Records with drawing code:

● ● ●

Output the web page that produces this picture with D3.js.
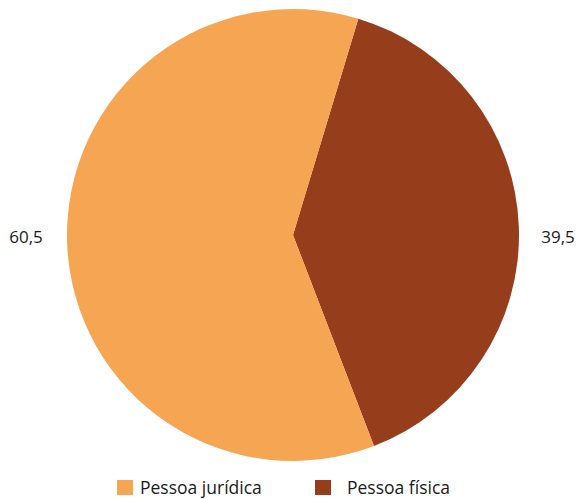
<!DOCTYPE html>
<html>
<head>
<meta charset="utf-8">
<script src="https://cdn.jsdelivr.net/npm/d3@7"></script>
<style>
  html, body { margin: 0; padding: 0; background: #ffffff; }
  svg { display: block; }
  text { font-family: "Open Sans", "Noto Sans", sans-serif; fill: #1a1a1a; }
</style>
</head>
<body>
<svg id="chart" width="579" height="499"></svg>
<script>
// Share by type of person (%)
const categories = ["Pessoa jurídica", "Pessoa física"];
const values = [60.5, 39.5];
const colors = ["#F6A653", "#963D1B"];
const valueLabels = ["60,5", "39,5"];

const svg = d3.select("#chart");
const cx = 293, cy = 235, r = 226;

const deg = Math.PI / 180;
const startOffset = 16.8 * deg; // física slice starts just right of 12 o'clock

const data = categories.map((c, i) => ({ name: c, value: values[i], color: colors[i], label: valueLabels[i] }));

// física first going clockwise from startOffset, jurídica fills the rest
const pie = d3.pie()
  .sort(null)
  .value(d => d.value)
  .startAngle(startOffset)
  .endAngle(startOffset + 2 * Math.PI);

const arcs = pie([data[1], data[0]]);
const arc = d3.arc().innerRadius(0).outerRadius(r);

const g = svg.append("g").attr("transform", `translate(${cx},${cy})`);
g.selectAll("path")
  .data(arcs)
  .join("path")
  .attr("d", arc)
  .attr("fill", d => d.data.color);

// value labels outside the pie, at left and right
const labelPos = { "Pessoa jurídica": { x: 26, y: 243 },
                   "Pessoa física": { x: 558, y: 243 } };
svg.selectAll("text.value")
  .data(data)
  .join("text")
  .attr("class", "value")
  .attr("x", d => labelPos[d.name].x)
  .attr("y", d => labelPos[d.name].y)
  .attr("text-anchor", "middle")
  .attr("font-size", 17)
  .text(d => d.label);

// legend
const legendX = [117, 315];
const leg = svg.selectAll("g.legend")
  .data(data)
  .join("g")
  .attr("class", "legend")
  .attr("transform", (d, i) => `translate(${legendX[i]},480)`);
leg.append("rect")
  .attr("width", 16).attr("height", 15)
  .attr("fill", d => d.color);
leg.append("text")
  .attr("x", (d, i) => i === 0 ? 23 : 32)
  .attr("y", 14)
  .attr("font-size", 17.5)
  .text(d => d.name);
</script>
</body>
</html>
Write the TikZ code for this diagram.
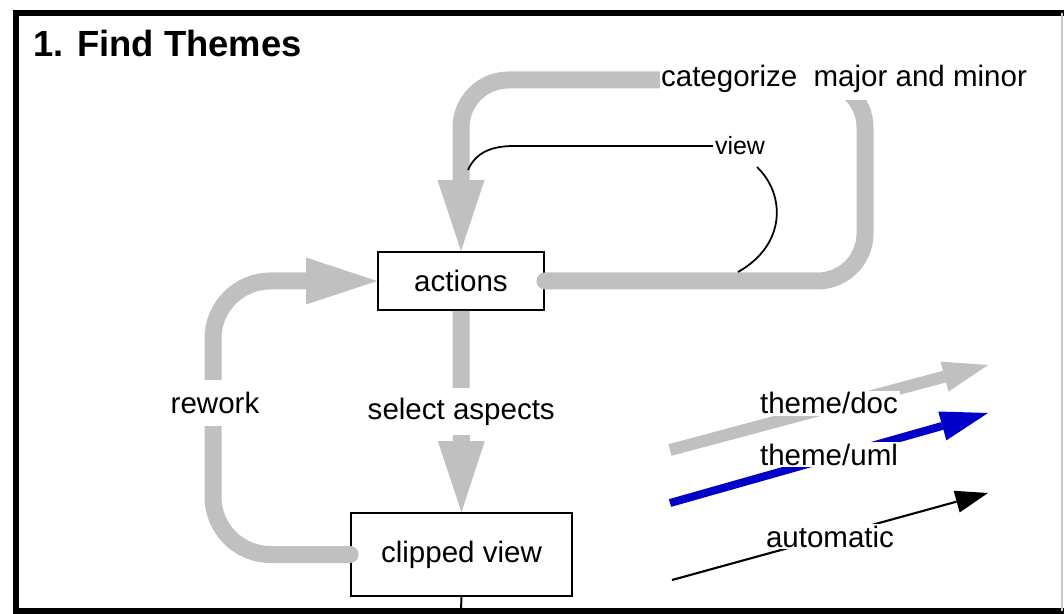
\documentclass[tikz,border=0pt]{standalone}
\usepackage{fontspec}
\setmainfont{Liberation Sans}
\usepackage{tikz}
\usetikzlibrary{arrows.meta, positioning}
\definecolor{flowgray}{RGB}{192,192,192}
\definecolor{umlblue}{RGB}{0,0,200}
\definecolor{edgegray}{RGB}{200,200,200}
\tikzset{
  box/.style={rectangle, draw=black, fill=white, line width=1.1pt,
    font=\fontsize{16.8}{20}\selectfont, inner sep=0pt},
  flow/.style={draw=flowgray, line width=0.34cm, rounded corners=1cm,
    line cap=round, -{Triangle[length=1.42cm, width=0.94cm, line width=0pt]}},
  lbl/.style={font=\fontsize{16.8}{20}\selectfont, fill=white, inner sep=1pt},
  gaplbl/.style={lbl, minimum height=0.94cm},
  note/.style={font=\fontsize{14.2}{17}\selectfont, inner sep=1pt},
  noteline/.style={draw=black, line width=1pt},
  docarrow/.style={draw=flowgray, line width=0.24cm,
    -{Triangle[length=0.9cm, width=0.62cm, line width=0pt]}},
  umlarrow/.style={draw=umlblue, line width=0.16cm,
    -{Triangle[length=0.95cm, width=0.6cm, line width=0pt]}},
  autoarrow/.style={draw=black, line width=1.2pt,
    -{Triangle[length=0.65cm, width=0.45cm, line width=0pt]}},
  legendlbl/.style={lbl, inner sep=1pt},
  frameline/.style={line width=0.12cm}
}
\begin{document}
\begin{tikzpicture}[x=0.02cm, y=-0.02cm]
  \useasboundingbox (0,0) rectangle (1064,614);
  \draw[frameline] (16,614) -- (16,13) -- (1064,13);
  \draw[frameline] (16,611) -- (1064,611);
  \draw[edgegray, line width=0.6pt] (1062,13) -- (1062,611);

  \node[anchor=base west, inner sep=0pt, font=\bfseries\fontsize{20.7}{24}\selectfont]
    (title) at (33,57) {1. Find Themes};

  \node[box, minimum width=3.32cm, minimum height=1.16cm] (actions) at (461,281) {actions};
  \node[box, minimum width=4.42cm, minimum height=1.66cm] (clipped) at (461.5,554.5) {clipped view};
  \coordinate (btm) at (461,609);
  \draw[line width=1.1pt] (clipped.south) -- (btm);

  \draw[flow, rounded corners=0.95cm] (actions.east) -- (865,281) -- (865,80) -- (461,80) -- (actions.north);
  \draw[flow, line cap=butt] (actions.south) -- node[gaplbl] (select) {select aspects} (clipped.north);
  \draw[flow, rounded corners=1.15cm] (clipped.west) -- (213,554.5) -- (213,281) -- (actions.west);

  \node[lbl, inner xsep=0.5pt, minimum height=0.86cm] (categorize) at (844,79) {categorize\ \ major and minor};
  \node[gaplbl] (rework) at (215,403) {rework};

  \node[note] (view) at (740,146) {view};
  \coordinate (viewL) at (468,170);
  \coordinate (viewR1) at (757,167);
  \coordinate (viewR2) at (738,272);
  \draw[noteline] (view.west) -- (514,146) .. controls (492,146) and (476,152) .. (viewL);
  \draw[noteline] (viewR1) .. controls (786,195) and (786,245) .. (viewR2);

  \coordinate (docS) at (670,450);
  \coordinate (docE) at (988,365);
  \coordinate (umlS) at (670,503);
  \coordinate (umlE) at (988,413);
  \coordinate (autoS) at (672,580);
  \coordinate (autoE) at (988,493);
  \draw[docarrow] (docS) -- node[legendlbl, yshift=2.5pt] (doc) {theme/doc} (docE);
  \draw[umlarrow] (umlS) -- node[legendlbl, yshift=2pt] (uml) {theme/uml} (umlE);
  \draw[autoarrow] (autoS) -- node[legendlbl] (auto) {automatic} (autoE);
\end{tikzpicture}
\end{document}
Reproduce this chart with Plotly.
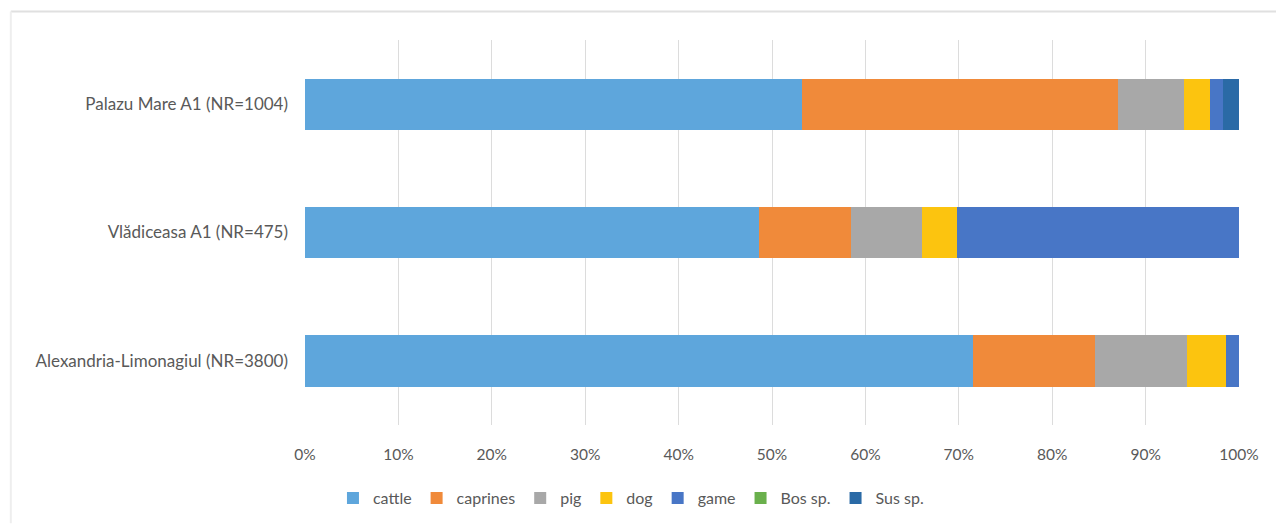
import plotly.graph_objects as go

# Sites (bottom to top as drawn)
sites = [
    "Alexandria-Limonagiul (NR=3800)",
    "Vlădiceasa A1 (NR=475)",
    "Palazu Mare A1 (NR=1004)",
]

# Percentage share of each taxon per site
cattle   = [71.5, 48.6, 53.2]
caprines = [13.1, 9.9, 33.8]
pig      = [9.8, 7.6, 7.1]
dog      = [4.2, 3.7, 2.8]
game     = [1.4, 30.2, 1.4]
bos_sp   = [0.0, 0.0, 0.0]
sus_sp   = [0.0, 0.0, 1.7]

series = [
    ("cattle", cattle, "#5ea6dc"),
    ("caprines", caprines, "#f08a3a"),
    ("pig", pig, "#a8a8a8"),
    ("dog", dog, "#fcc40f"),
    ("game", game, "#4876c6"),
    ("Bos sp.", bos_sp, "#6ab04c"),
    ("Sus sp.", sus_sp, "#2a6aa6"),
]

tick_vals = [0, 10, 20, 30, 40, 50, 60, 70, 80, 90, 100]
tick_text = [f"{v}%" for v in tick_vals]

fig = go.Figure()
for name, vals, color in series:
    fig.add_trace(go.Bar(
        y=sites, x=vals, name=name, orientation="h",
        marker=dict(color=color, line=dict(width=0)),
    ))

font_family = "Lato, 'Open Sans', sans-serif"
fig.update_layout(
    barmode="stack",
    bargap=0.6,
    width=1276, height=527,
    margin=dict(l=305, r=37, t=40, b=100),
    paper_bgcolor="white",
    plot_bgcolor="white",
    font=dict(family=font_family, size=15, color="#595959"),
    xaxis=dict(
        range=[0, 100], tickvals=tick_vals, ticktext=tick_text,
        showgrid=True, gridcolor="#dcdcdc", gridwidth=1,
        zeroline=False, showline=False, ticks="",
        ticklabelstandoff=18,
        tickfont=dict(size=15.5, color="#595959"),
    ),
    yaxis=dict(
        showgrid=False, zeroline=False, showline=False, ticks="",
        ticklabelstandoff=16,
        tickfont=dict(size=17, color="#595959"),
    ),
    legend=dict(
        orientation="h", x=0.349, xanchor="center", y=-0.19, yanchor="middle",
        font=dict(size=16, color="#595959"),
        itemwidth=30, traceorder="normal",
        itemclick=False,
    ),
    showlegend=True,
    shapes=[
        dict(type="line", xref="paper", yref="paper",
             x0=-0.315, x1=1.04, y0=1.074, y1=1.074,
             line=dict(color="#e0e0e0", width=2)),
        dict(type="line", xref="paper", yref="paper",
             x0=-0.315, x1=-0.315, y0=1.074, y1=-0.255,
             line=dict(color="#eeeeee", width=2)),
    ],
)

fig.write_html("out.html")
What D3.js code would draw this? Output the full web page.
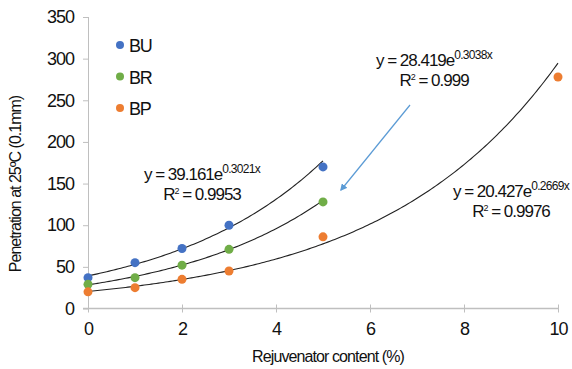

● ● ●

▶ **What is expected**: Identify each line in the records above containing the word "page"; copy those lines.

▶ **Exercise result**:
Output the web page that produces this picture with D3.js.
What D3.js code would draw this? Output the full web page.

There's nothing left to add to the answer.